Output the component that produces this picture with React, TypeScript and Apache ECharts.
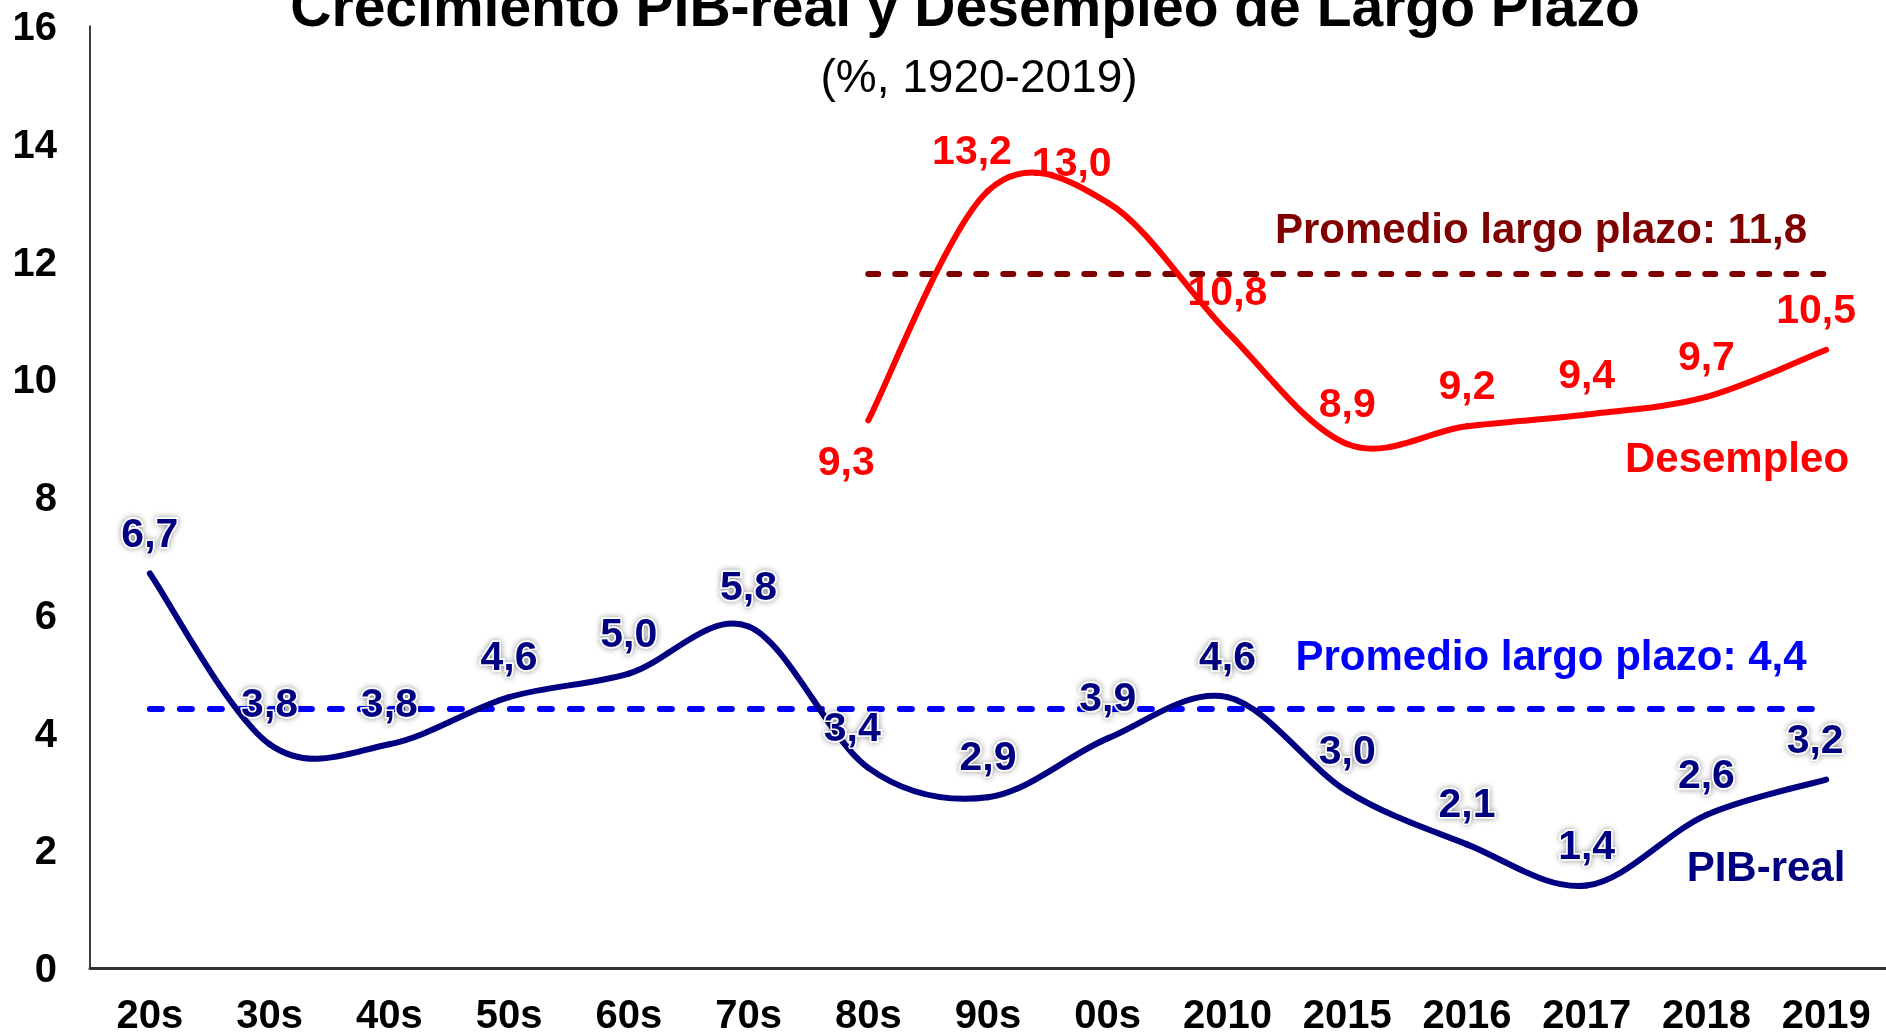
import React, { useEffect, useRef } from "react";
import * as echarts from "echarts";

const categories = ["20s", "30s", "40s", "50s", "60s", "70s", "80s", "90s", "00s", "2010", "2015", "2016", "2017", "2018", "2019"];
const pibReal = [6.7, 3.8, 3.8, 4.6, 5.0, 5.8, 3.4, 2.9, 3.9, 4.6, 3.0, 2.1, 1.4, 2.6, 3.2];
const desempleo = [null, null, null, null, null, null, 9.3, 13.2, 13.0, 10.8, 8.9, 9.2, 9.4, 9.7, 10.5];
const pibAvg = 4.4;
const desAvg = 11.8;
const yTicks = [0, 2, 4, 6, 8, 10, 12, 14, 16];

const FONT = "'Liberation Sans', Arial, sans-serif";
const fmt = (v: number) => v.toFixed(1).replace(".", ",");

const pibLabelOffsets: Record<number, number[]> = { 6: [-16, 0], 14: [-11, 0] };
const desLabelOverrides: Record<number, any> = {
  6: { position: "bottom", offset: [-22, 0] },
  7: { offset: [-16, 0] },
  8: { offset: [-36, 0] },
  14: { offset: [-10, 0] },
};

// Excel-like (Catmull-Rom) smoothed curve drawn through the axis scales
function curveSeries(values: (number | null)[], color: string) {
  const xs: number[] = [];
  const ys: number[] = [];
  values.forEach((v, i) => {
    if (v != null) {
      xs.push(i);
      ys.push(v);
    }
  });
  const n = xs.length;
  return {
    type: "custom",
    data: xs.map((x, i) => [x, ys[i]]),
    encode: { x: 0, y: 1 },
    clip: false,
    silent: true,
    z: 3,
    renderItem: (params: any, api: any) => {
      const i = params.dataIndex;
      if (i >= n - 1) return { type: "group", children: [] };
      const P = (k: number) => {
        const kk = Math.max(0, Math.min(n - 1, k));
        return api.coord([xs[kk], ys[kk]]);
      };
      const p0 = P(i - 1), p1 = P(i), p2 = P(i + 1), p3 = P(i + 2);
      const c1 = [p1[0] + (p2[0] - p0[0]) / 6, p1[1] + (p2[1] - p0[1]) / 6];
      const c2 = [p2[0] - (p3[0] - p1[0]) / 6, p2[1] - (p3[1] - p1[1]) / 6];
      return {
        type: "bezierCurve",
        shape: { x1: p1[0], y1: p1[1], x2: p2[0], y2: p2[1], cpx1: c1[0], cpy1: c1[1], cpx2: c2[0], cpy2: c2[1] },
        style: { stroke: color, lineWidth: 6, fill: null, lineCap: "round" },
      };
    },
  };
}

export default function App() {
  const ref = useRef<HTMLDivElement>(null);
  useEffect(() => {
    if (!ref.current) return;
    const chart = echarts.init(ref.current, null, { renderer: "svg" });
    const pibData = pibReal.map((v, i) =>
      pibLabelOffsets[i] ? { value: v, label: { offset: pibLabelOffsets[i] } } : v
    );
    const desData = desempleo.map((v, i) =>
      v == null ? null : desLabelOverrides[i] ? { value: v, label: desLabelOverrides[i] } : v
    );
    chart.setOption({
      animation: false,
      textStyle: { fontFamily: FONT },
      grid: { left: 90, right: -2, top: 26, bottom: 68, containLabel: false },
      xAxis: {
        type: "category",
        data: categories,
        boundaryGap: true,
        axisTick: { show: false },
        axisLine: { lineStyle: { color: "#333", width: 3 } },
        axisLabel: { fontSize: 40, fontWeight: "bold", color: "#000", margin: 26, fontFamily: FONT, interval: 0 },
      },
      yAxis: {
        type: "value",
        min: yTicks[0],
        max: yTicks[yTicks.length - 1],
        interval: 2,
        splitLine: { show: false },
        axisTick: { show: false },
        axisLine: { show: true, lineStyle: { color: "#000", width: 1.5 } },
        axisLabel: { fontSize: 40, fontWeight: "bold", color: "#000", margin: 33, fontFamily: FONT },
      },
      graphic: [
        {
          type: "text", x: 965, y: 6,
          style: { text: "Crecimiento PIB-real y Desempleo de Largo Plazo", font: `bold 57px ${FONT}`, fill: "#000", align: "center", verticalAlign: "middle" },
        },
        {
          type: "text", x: 979, y: 76,
          style: { text: "(%, 1920-2019)", font: `46px ${FONT}`, fill: "#000", align: "center", verticalAlign: "middle" },
        },
        {
          type: "text", x: 1541, y: 228,
          style: { text: "Promedio largo plazo: " + fmt(desAvg), font: `bold 42px ${FONT}`, fill: "#800000", align: "center", verticalAlign: "middle" },
        },
        {
          type: "text", x: 1551, y: 655,
          style: { text: "Promedio largo plazo: " + fmt(pibAvg), font: `bold 42px ${FONT}`, fill: "#0000FF", align: "center", verticalAlign: "middle" },
        },
        {
          type: "text", x: 1737, y: 457,
          style: { text: "Desempleo", font: `bold 42px ${FONT}`, fill: "#FF0000", align: "center", verticalAlign: "middle" },
        },
        {
          type: "text", x: 1766, y: 866,
          style: { text: "PIB-real", font: `bold 42px ${FONT}`, fill: "#000080", align: "center", verticalAlign: "middle" },
        },
      ],
      series: [
        curveSeries(pibReal, "#000080"),
        curveSeries(desempleo, "#FF0000"),
        {
          name: "PIB-real",
          type: "scatter",
          data: pibData,
          symbolSize: 1,
          z: 5,
          itemStyle: { color: "rgba(0,0,0,0)", opacity: 1 },
          label: {
            show: true,
            position: "top",
            distance: 20,
            formatter: (p: any) => fmt(p.value),
            fontSize: 41,
            fontWeight: "bold",
            fontFamily: FONT,
            color: "#000080",
            opacity: 1,
            textBorderColor: "#fff",
            textBorderWidth: 3,
            textShadowColor: "rgba(0,0,0,0.45)",
            textShadowBlur: 6,
          },
          markLine: {
            silent: true,
            symbol: "none",
            z: 2,
            label: { show: false },
            lineStyle: { color: "#0000FF", width: 6, type: [12, 18], cap: "round", opacity: 1 },
            data: [[{ coord: [categories[0], pibAvg] }, { coord: [categories[categories.length - 1], pibAvg] }]],
          },
        },
        {
          name: "Desempleo",
          type: "scatter",
          data: desData,
          symbolSize: 1,
          z: 5,
          itemStyle: { color: "rgba(0,0,0,0)", opacity: 1 },
          label: {
            show: true,
            position: "top",
            distance: 20,
            formatter: (p: any) => fmt(p.value),
            fontSize: 41,
            fontWeight: "bold",
            fontFamily: FONT,
            color: "#FF0000",
            opacity: 1,
          },
          markLine: {
            silent: true,
            symbol: "none",
            z: 2,
            label: { show: false },
            lineStyle: { color: "#800000", width: 6, type: [10, 17], cap: "round", opacity: 1 },
            data: [[{ coord: [categories[6], desAvg] }, { coord: [categories[categories.length - 1], desAvg] }]],
          },
        },
      ],
    });
    return () => chart.dispose();
  }, []);
  return <div ref={ref} style={{ position: "fixed", left: 0, top: 0, width: 1886, height: 1036 }} />;
}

______________________________

• Stated goal
Copy out the listing exactly as it stands, but not the pictures.

• Full answer
Output the component that produces this picture with React, TypeScript and Apache ECharts.
import React, { useEffect, useRef } from "react";
import * as echarts from "echarts";

const categories = ["20s", "30s", "40s", "50s", "60s", "70s", "80s", "90s", "00s", "2010", "2015", "2016", "2017", "2018", "2019"];
const pibReal = [6.7, 3.8, 3.8, 4.6, 5.0, 5.8, 3.4, 2.9, 3.9, 4.6, 3.0, 2.1, 1.4, 2.6, 3.2];
const desempleo = [null, null, null, null, null, null, 9.3, 13.2, 13.0, 10.8, 8.9, 9.2, 9.4, 9.7, 10.5];
const pibAvg = 4.4;
const desAvg = 11.8;
const yTicks = [0, 2, 4, 6, 8, 10, 12, 14, 16];

const FONT = "'Liberation Sans', Arial, sans-serif";
const fmt = (v: number) => v.toFixed(1).replace(".", ",");

const pibLabelOffsets: Record<number, number[]> = { 6: [-16, 0], 14: [-11, 0] };
const desLabelOverrides: Record<number, any> = {
  6: { position: "bottom", offset: [-22, 0] },
  7: { offset: [-16, 0] },
  8: { offset: [-36, 0] },
  14: { offset: [-10, 0] },
};

// Excel-like (Catmull-Rom) smoothed curve drawn through the axis scales
function curveSeries(values: (number | null)[], color: string) {
  const xs: number[] = [];
  const ys: number[] = [];
  values.forEach((v, i) => {
    if (v != null) {
      xs.push(i);
      ys.push(v);
    }
  });
  const n = xs.length;
  return {
    type: "custom",
    data: xs.map((x, i) => [x, ys[i]]),
    encode: { x: 0, y: 1 },
    clip: false,
    silent: true,
    z: 3,
    renderItem: (params: any, api: any) => {
      const i = params.dataIndex;
      if (i >= n - 1) return { type: "group", children: [] };
      const P = (k: number) => {
        const kk = Math.max(0, Math.min(n - 1, k));
        return api.coord([xs[kk], ys[kk]]);
      };
      const p0 = P(i - 1), p1 = P(i), p2 = P(i + 1), p3 = P(i + 2);
      const c1 = [p1[0] + (p2[0] - p0[0]) / 6, p1[1] + (p2[1] - p0[1]) / 6];
      const c2 = [p2[0] - (p3[0] - p1[0]) / 6, p2[1] - (p3[1] - p1[1]) / 6];
      return {
        type: "bezierCurve",
        shape: { x1: p1[0], y1: p1[1], x2: p2[0], y2: p2[1], cpx1: c1[0], cpy1: c1[1], cpx2: c2[0], cpy2: c2[1] },
        style: { stroke: color, lineWidth: 6, fill: null, lineCap: "round" },
      };
    },
  };
}

export default function App() {
  const ref = useRef<HTMLDivElement>(null);
  useEffect(() => {
    if (!ref.current) return;
    const chart = echarts.init(ref.current, null, { renderer: "svg" });
    const pibData = pibReal.map((v, i) =>
      pibLabelOffsets[i] ? { value: v, label: { offset: pibLabelOffsets[i] } } : v
    );
    const desData = desempleo.map((v, i) =>
      v == null ? null : desLabelOverrides[i] ? { value: v, label: desLabelOverrides[i] } : v
    );
    chart.setOption({
      animation: false,
      textStyle: { fontFamily: FONT },
      grid: { left: 90, right: -2, top: 26, bottom: 68, containLabel: false },
      xAxis: {
        type: "category",
        data: categories,
        boundaryGap: true,
        axisTick: { show: false },
        axisLine: { lineStyle: { color: "#333", width: 3 } },
        axisLabel: { fontSize: 40, fontWeight: "bold", color: "#000", margin: 26, fontFamily: FONT, interval: 0 },
      },
      yAxis: {
        type: "value",
        min: yTicks[0],
        max: yTicks[yTicks.length - 1],
        interval: 2,
        splitLine: { show: false },
        axisTick: { show: false },
        axisLine: { show: true, lineStyle: { color: "#000", width: 1.5 } },
        axisLabel: { fontSize: 40, fontWeight: "bold", color: "#000", margin: 33, fontFamily: FONT },
      },
      graphic: [
        {
          type: "text", x: 965, y: 6,
          style: { text: "Crecimiento PIB-real y Desempleo de Largo Plazo", font: `bold 57px ${FONT}`, fill: "#000", align: "center", verticalAlign: "middle" },
        },
        {
          type: "text", x: 979, y: 76,
          style: { text: "(%, 1920-2019)", font: `46px ${FONT}`, fill: "#000", align: "center", verticalAlign: "middle" },
        },
        {
          type: "text", x: 1541, y: 228,
          style: { text: "Promedio largo plazo: " + fmt(desAvg), font: `bold 42px ${FONT}`, fill: "#800000", align: "center", verticalAlign: "middle" },
        },
        {
          type: "text", x: 1551, y: 655,
          style: { text: "Promedio largo plazo: " + fmt(pibAvg), font: `bold 42px ${FONT}`, fill: "#0000FF", align: "center", verticalAlign: "middle" },
        },
        {
          type: "text", x: 1737, y: 457,
          style: { text: "Desempleo", font: `bold 42px ${FONT}`, fill: "#FF0000", align: "center", verticalAlign: "middle" },
        },
        {
          type: "text", x: 1766, y: 866,
          style: { text: "PIB-real", font: `bold 42px ${FONT}`, fill: "#000080", align: "center", verticalAlign: "middle" },
        },
      ],
      series: [
        curveSeries(pibReal, "#000080"),
        curveSeries(desempleo, "#FF0000"),
        {
          name: "PIB-real",
          type: "scatter",
          data: pibData,
          symbolSize: 1,
          z: 5,
          itemStyle: { color: "rgba(0,0,0,0)", opacity: 1 },
          label: {
            show: true,
            position: "top",
            distance: 20,
            formatter: (p: any) => fmt(p.value),
            fontSize: 41,
            fontWeight: "bold",
            fontFamily: FONT,
            color: "#000080",
            opacity: 1,
            textBorderColor: "#fff",
            textBorderWidth: 3,
            textShadowColor: "rgba(0,0,0,0.45)",
            textShadowBlur: 6,
          },
          markLine: {
            silent: true,
            symbol: "none",
            z: 2,
            label: { show: false },
            lineStyle: { color: "#0000FF", width: 6, type: [12, 18], cap: "round", opacity: 1 },
            data: [[{ coord: [categories[0], pibAvg] }, { coord: [categories[categories.length - 1], pibAvg] }]],
          },
        },
        {
          name: "Desempleo",
          type: "scatter",
          data: desData,
          symbolSize: 1,
          z: 5,
          itemStyle: { color: "rgba(0,0,0,0)", opacity: 1 },
          label: {
            show: true,
            position: "top",
            distance: 20,
            formatter: (p: any) => fmt(p.value),
            fontSize: 41,
            fontWeight: "bold",
            fontFamily: FONT,
            color: "#FF0000",
            opacity: 1,
          },
          markLine: {
            silent: true,
            symbol: "none",
            z: 2,
            label: { show: false },
            lineStyle: { color: "#800000", width: 6, type: [10, 17], cap: "round", opacity: 1 },
            data: [[{ coord: [categories[6], desAvg] }, { coord: [categories[categories.length - 1], desAvg] }]],
          },
        },
      ],
    });
    return () => chart.dispose();
  }, []);
  return <div ref={ref} style={{ position: "fixed", left: 0, top: 0, width: 1886, height: 1036 }} />;
}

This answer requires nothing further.